As a companion to the upper-level technical advances occurring throughout the VA’s Office of Information Technology, end-user operations are focused on ensuring VA employees are equipped with the best utilities for managing veterans care. The VA’s ongoing attention to fine-tuning its service lines has necessitated corresponding reform to end-user deployment, an approach Beard summarized as being “focused on delivering a more consistent experience for our users.”

This has centered largely on increasing the speed and efficacy of the end-user deployment process, with Beard noting that “automation is one of our key areas of focus.”

As the VA has debuted more technically sophisticated means for improving veterans care, end-user ops has been tasked with ensuring the tablets and computers deployed to VA service centers are capable of fully supporting new applications and data integration. This has included a particular focus on the speed of setup and deployment, Beard explained.

The VA is currently working with major vendor partners on ensuring provisioning-as-a-service capacities are up to industry standard.

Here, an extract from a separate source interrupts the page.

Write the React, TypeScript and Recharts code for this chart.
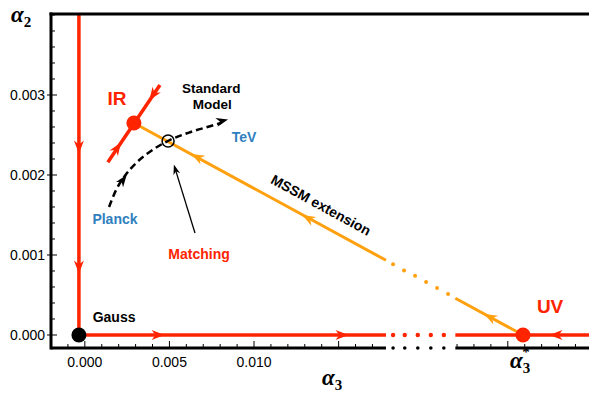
import React from "react";
import { ComposedChart, Line, Scatter, XAxis, YAxis, ReferenceLine } from "recharts";

// axes
const X_MIN = -0.002;
const X_MAX = 0.0298;
const Y_MIN = -0.0001625;
const Y_MAX = 0.0040125;
const BREAK_FROM = 0.0178;
const BREAK_TO = 0.0219;
const X_LABELS = [0, 0.005, 0.01];
const X_LABEL_TEXT = ["0.000", "0.005", "0.010"];
const Y_LABELS = [0, 0.001, 0.002, 0.003];
const Y_LABEL_TEXT = ["0.000", "0.001", "0.002", "0.003"];
const UV_AT = 0.0259;

// flows
const GAUSS_DOWN = [{ x: -0.00035, y: 0.004 }, { x: -0.00035, y: 0 }];
const GAUSS_RIGHT = [{ x: -0.00035, y: 0 }, { x: 0.0178, y: 0 }];
const UV_LEFT = [{ x: 0.0219, y: 0 }, { x: 0.0298, y: 0 }];
const IR_LINE = [{ x: 0.00136, y: 0.00216 }, { x: 0.00444, y: 0.003125 }];
const MSSM_NEAR = [{ x: 0.0029, y: 0.00265 }, { x: 0.0178, y: 0.000934 }];
const MSSM_FAR = [{ x: 0.0219, y: 0.00046 }, { x: 0.0259, y: 0 }];
const SM_RUN = [
  { x: 0.00143, y: 0.0016 },
  { x: 0.00184, y: 0.00181 },
  { x: 0.00237, y: 0.00199 },
  { x: 0.00308, y: 0.00216 },
  { x: 0.00391, y: 0.0023 },
  { x: 0.00491, y: 0.002425 },
  { x: 0.00622, y: 0.002535 },
  { x: 0.0074, y: 0.00261 },
  { x: 0.0081, y: 0.002655 },
];
const MATCHING_POINTER = [{ x: 0.00651, y: 0.001275 }, { x: 0.00535, y: 0.00207 }];

// dotted gaps
const RED_DOTS = [0.01822, 0.01891, 0.01968, 0.02045, 0.02122].map((x) => ({ x, y: 0 }));
const AXIS_DOTS = [0.01822, 0.01891, 0.01968, 0.02045, 0.02122].map((x) => ({ x, y: Y_MIN }));
const ORANGE_DOTS = [
  { x: 0.01822, y: 0.000885 },
  { x: 0.01887, y: 0.000805 },
  { x: 0.01952, y: 0.00074 },
  { x: 0.02017, y: 0.000662 },
  { x: 0.02082, y: 0.000588 },
  { x: 0.02147, y: 0.000512 },
];

const FIXED_POINTS = [
  { x: -0.00035, y: 0, name: "Gauss" },
  { x: 0.0029, y: 0.00265, name: "IR" },
  { x: 0.0259, y: 0, name: "UV" },
];
const CROSSING = [{ x: 0.00492, y: 0.002425 }];

// arrowheads: position + direction (data units)
const RED_ARROWS = [
  { x: -0.00035, y: 0.00235, dx: 0, dy: -1 },
  { x: -0.00035, y: 0.00085, dx: 0, dy: -1 },
  { x: 0.00433, y: 0, dx: 1, dy: 0 },
  { x: 0.0152, y: 0, dx: 1, dy: 0 },
  { x: 0.02785, y: 0, dx: -1, dy: 0 },
  { x: 0.00192, y: 0.00234, dx: 0.00154, dy: 0.00049 },
  { x: 0.00403, y: 0.003, dx: -0.00154, dy: -0.000475 },
];
const ORANGE_ARROWS = [
  { x: 0.00664, y: 0.002225, dx: -0.023, dy: 0.00265 },
  { x: 0.01319, y: 0.00146, dx: -0.023, dy: 0.00265 },
  { x: 0.02395, y: 0.000225, dx: -0.023, dy: 0.00265 },
];
const BLACK_ARROWS = [
  { x: 0.00226, y: 0.00194, dx: 0.00124, dy: 0.00035 },
  { x: 0.00812, y: 0.002675, dx: 0.00118, dy: 0.0000625 },
];
const POINTER_TIP = [{ x: 0.00535, y: 0.00207, dx: -0.00124, dy: 0.00085 }];

const NOTES = [
  { x: 0.0019, y: 0.002875, text: "IR", tone: "big" },
  { x: 0.0275, y: 0.000275, text: "UV", tone: "big" },
  { x: 0.00747, y: 0.0030188, text: "Standard", tone: "small" },
  { x: 0.00753, y: 0.002825, text: "Model", tone: "small" },
  { x: 0.00941, y: 0.0024125, text: "TeV", tone: "blue" },
  { x: 0.00178, y: 0.0013875, text: "Planck", tone: "blue" },
  { x: 0.00675, y: 0.00095, text: "Matching", tone: "red" },
  { x: 0.00173, y: 0.0001625, text: "Gauss", tone: "plain" },
  { x: 0.01396, y: 0.001625, text: "MSSM extension", tone: "tilt" },
];

const W = 589;
const H = 394;
const LEFT = 51;
const TOP = 14;
const BOTTOM = 46;
const KX = (W - LEFT) / (X_MAX - X_MIN);
const KY = (H - TOP - BOTTOM) / (Y_MAX - Y_MIN);

const RED = "#ff2400";
const ORANGE = "#ffa00f";
const BLUE = "#2f7fc0";
const SANS = "Liberation Sans, Arial, Helvetica, sans-serif";
const SERIF = "Liberation Serif, Times New Roman, serif";

const steps = (from: number, to: number, step: number) => {
  const out: number[] = [];
  for (let i = 0; from + i * step <= to + 1e-12; i++) out.push(+(from + i * step).toFixed(6));
  return out;
};
const X_TICKS = steps(-0.002, 0.029, 0.001);
const Y_TICKS = steps(0, 0.004, 0.0002);
const BOTTOM_TICKS = [...X_TICKS.filter((v) => v < BREAK_FROM || v > BREAK_TO), UV_AT].sort((a, b) => a - b);

const near = (a: number, b: number) => Math.abs(a - b) < 1e-7;
const isMajor = (v: number, every: number) => Math.abs(v / every - Math.round(v / every)) < 1e-4;

const pixelAngle = (dx: number, dy: number) => (Math.atan2(-dy * KY, dx * KX) * 180) / Math.PI;

function TopTick({ x, y, payload }: any) {
  const len = isMajor(payload.value, 0.005) ? 6 : 3;
  return <line x1={x} x2={x} y1={y} y2={y + len} stroke="#000" strokeWidth={1} />;
}

function BottomTick({ x, y, payload }: any) {
  const v = payload.value;
  if (near(v, UV_AT)) {
    return (
      <text x={x - 13} y={y + 20} fontFamily={SERIF} fill="#000">
        <tspan fontSize={23} fontStyle="italic" fontWeight="bold">α</tspan>
        <tspan fontSize={15} fontWeight="bold" dy={5}>3</tspan>
        <tspan fontSize={15} fontWeight="bold" dx={-8} dy={-16}>*</tspan>
      </text>
    );
  }
  const major = isMajor(v, 0.005);
  const idx = X_LABELS.findIndex((m) => near(m, v));
  return (
    <g>
      <line x1={x} x2={x} y1={y} y2={y - (major ? 7 : 4)} stroke="#000" strokeWidth={1} />
      {idx >= 0 && (
        <text x={x} y={y + 19} textAnchor="middle" fontFamily={SANS} fontSize={14} fill="#000">
          {X_LABEL_TEXT[idx]}
        </text>
      )}
    </g>
  );
}

function LeftTick({ x, y, payload }: any) {
  const v = payload.value;
  const idx = Y_LABELS.findIndex((m) => near(m, v));
  const major = idx >= 0;
  return (
    <g>
      <line x1={major ? x - 4 : x} x2={x + (major ? 6 : 4)} y1={y} y2={y} stroke="#000" strokeWidth={1} />
      {major && (
        <text x={x - 6} y={y + 5} textAnchor="end" fontFamily={SANS} fontSize={14} fill="#000">
          {Y_LABEL_TEXT[idx]}
        </text>
      )}
    </g>
  );
}

function RightTick({ x, y, payload }: any) {
  const len = isMajor(payload.value, 0.001) ? 4 : 2;
  return <line x1={x} x2={x - len} y1={y} y2={y} stroke="#000" strokeWidth={1} />;
}

function arrowShape(color: string, len: number, wid: number) {
  return (props: any) => {
    const { cx, cy, payload } = props;
    const ang = pixelAngle(payload.dx, payload.dy);
    const d = `M${len / 2},0 L${-len / 2},${-wid / 2} L${-len / 5},0 L${-len / 2},${wid / 2} Z`;
    return <path d={d} transform={`translate(${cx},${cy}) rotate(${ang})`} fill={color} />;
  };
}

function FixedPoint(props: any) {
  const { cx, cy, payload } = props;
  const color = payload.name === "Gauss" ? "#000" : RED;
  return <circle cx={cx} cy={cy} r={7.5} fill={color} />;
}

function Note(props: any) {
  const { cx, cy, payload } = props;
  const tone = payload.tone;
  const fill = tone === "big" || tone === "red" ? RED : tone === "blue" ? BLUE : "#000";
  const size = tone === "big" ? 19 : tone === "small" ? 13.5 : 14;
  if (tone === "tilt") {
    const ang = pixelAngle(MSSM_FAR[1].x - MSSM_NEAR[0].x, MSSM_FAR[1].y - MSSM_NEAR[0].y);
    return (
      <text x={cx} y={cy} textAnchor="middle" dominantBaseline="central" fontFamily={SANS} fontWeight="bold"
        fontSize={size} fill={fill} transform={`rotate(${ang},${cx},${cy})`}>
        {payload.text}
      </text>
    );
  }
  return (
    <text x={cx} y={cy} textAnchor="middle" fontFamily={SANS} fontWeight="bold" fontSize={size} fill={fill}>
      {payload.text}
    </text>
  );
}

const dot = (color: string, r: number) => (props: any) => <circle cx={props.cx} cy={props.cy} r={r} fill={color} />;

const ax = { xAxisId: "b", yAxisId: "l" };

export default function App() {
  return (
    <div style={{ position: "absolute", left: 0, top: 0, width: W, height: H, background: "#fff" }}>
      <ComposedChart width={W} height={H} margin={{ top: 0, right: 0, bottom: 0, left: 0 }}>
        <XAxis xAxisId="t" orientation="top" type="number" dataKey="x" domain={[X_MIN, X_MAX]} height={TOP}
          ticks={X_TICKS} interval={0} tickSize={0} tickMargin={0} tickLine={false} tick={<TopTick />}
          axisLine={{ stroke: "#000", strokeWidth: 3, strokeLinecap: "square" }} />
        <XAxis xAxisId="b" orientation="bottom" type="number" dataKey="x" domain={[X_MIN, X_MAX]} height={BOTTOM}
          ticks={BOTTOM_TICKS} interval={0} tickSize={0} tickMargin={0} tickLine={false} tick={<BottomTick />}
          axisLine={false}
          label={{
            content: () => (
              <text x={322} y={385} fontFamily={SERIF} fill="#000">
                <tspan fontSize={23} fontStyle="italic" fontWeight="bold">α</tspan>
                <tspan fontSize={15} fontWeight="bold" dy={5}>3</tspan>
              </text>
            ),
          }} />
        <YAxis yAxisId="l" orientation="left" type="number" dataKey="y" domain={[Y_MIN, Y_MAX]} width={LEFT}
          ticks={Y_TICKS} interval={0} tickSize={0} tickMargin={0} tickLine={false} tick={<LeftTick />}
          axisLine={{ stroke: "#000", strokeWidth: 3, strokeLinecap: "square" }}
          label={{
            content: () => (
              <text x={11} y={22} fontFamily={SERIF} fill="#000">
                <tspan fontSize={23} fontStyle="italic" fontWeight="bold">α</tspan>
                <tspan fontSize={15} fontWeight="bold" dy={5}>2</tspan>
              </text>
            ),
          }} />
        <YAxis yAxisId="r" orientation="right" type="number" dataKey="y" domain={[Y_MIN, Y_MAX]} width={0}
          ticks={Y_TICKS} interval={0} tickSize={0} tickMargin={0} tickLine={false} tick={<RightTick />}
          axisLine={false} />

        <ReferenceLine {...ax} segment={[{ x: X_MIN, y: Y_MIN }, { x: BREAK_FROM, y: Y_MIN }]} stroke="#000" strokeWidth={3} />
        <ReferenceLine {...ax} segment={[{ x: BREAK_TO, y: Y_MIN }, { x: X_MAX, y: Y_MIN }]} stroke="#000" strokeWidth={3} />

        <Line {...ax} data={GAUSS_DOWN} dataKey="y" stroke={RED} strokeWidth={3.5} dot={false} isAnimationActive={false} />
        <Line {...ax} data={GAUSS_RIGHT} dataKey="y" stroke={RED} strokeWidth={3.5} dot={false} isAnimationActive={false} />
        <Line {...ax} data={UV_LEFT} dataKey="y" stroke={RED} strokeWidth={3.5} dot={false} isAnimationActive={false} />
        <Line {...ax} data={IR_LINE} dataKey="y" stroke={RED} strokeWidth={3.5} dot={false} isAnimationActive={false} />
        <Line {...ax} data={MSSM_NEAR} dataKey="y" stroke={ORANGE} strokeWidth={3} dot={false} isAnimationActive={false} />
        <Line {...ax} data={MSSM_FAR} dataKey="y" stroke={ORANGE} strokeWidth={3} dot={false} isAnimationActive={false} />
        <Line {...ax} data={SM_RUN} dataKey="y" type="monotone" stroke="#000" strokeWidth={2.5}
          strokeDasharray="7 4" dot={false} isAnimationActive={false} />
        <Line {...ax} data={MATCHING_POINTER} dataKey="y" stroke="#000" strokeWidth={1.3} dot={false} isAnimationActive={false} />

        <Scatter {...ax} data={RED_DOTS} shape={dot(RED, 2.2)} isAnimationActive={false} />
        <Scatter {...ax} data={AXIS_DOTS} shape={dot("#000", 1.8)} isAnimationActive={false} />
        <Scatter {...ax} data={ORANGE_DOTS} shape={dot(ORANGE, 2)} isAnimationActive={false} />

        <Scatter {...ax} data={RED_ARROWS} shape={arrowShape(RED, 13, 10)} isAnimationActive={false} />
        <Scatter {...ax} data={ORANGE_ARROWS} shape={arrowShape(ORANGE, 13, 10)} isAnimationActive={false} />
        <Scatter {...ax} data={BLACK_ARROWS} shape={arrowShape("#000", 12, 9)} isAnimationActive={false} />
        <Scatter {...ax} data={POINTER_TIP} shape={arrowShape("#000", 10, 7)} isAnimationActive={false} />

        <Scatter {...ax} data={CROSSING}
          shape={(p: any) => <circle cx={p.cx} cy={p.cy} r={6} fill="none" stroke="#000" strokeWidth={1.5} />}
          isAnimationActive={false} />
        <Scatter {...ax} data={FIXED_POINTS} shape={FixedPoint} isAnimationActive={false} />
        <Scatter {...ax} data={NOTES} shape={Note} isAnimationActive={false} />
      </ComposedChart>
    </div>
  );
}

These new process reforms have been ongoing since the start of 2019 and will be supported going forward by a newly finished VA request for information on provisioning that will be released in the first quarter of 2020.

In tandem with its broader role as a staging ground for IT innovation in the federal space, the VA is well positioned to test breaking methodologies in end-user deployment. While the Department of Labor has tested similar end-user deployment reforms, Beard pointed out that the VA has the institutional scale to explore how new deployment methods are managed within larger organizations.

The ultimate goal is to motivate end-user deployment reforms across the entire federal space.

“What we learn, we freely share with other agencies,” Beard said.

There are already signs that this new focus on rapid-deployment end-user ops is proving successful. Beard highlighted a promising case at a VA regional office in St. Petersburg, Florida, where, to accommodate 400 newly hired examiners, the agency provisioned and deployed laptops for incoming staff on the first day. This level of responsive efficiency is at the core of the agency’s end-user ops, Beard said, adding that “my mantra is ready day one.”

Ultimately, the VA’s reform of its end-user ops is a foundational component of its broader modernization push. Despite the technical complexities inherent in capacities like big data analytics, Beard endeavors to ensure the agency delivers the best experience possible for veterans who turn to the VA for benefits and care. No matter the intricacies of federal IT, the essential mission remains veteran-focused, Beard said.

“The end-user experience should be seamless and engaged — we shield our customers from the complexities behind the scenes,” he added.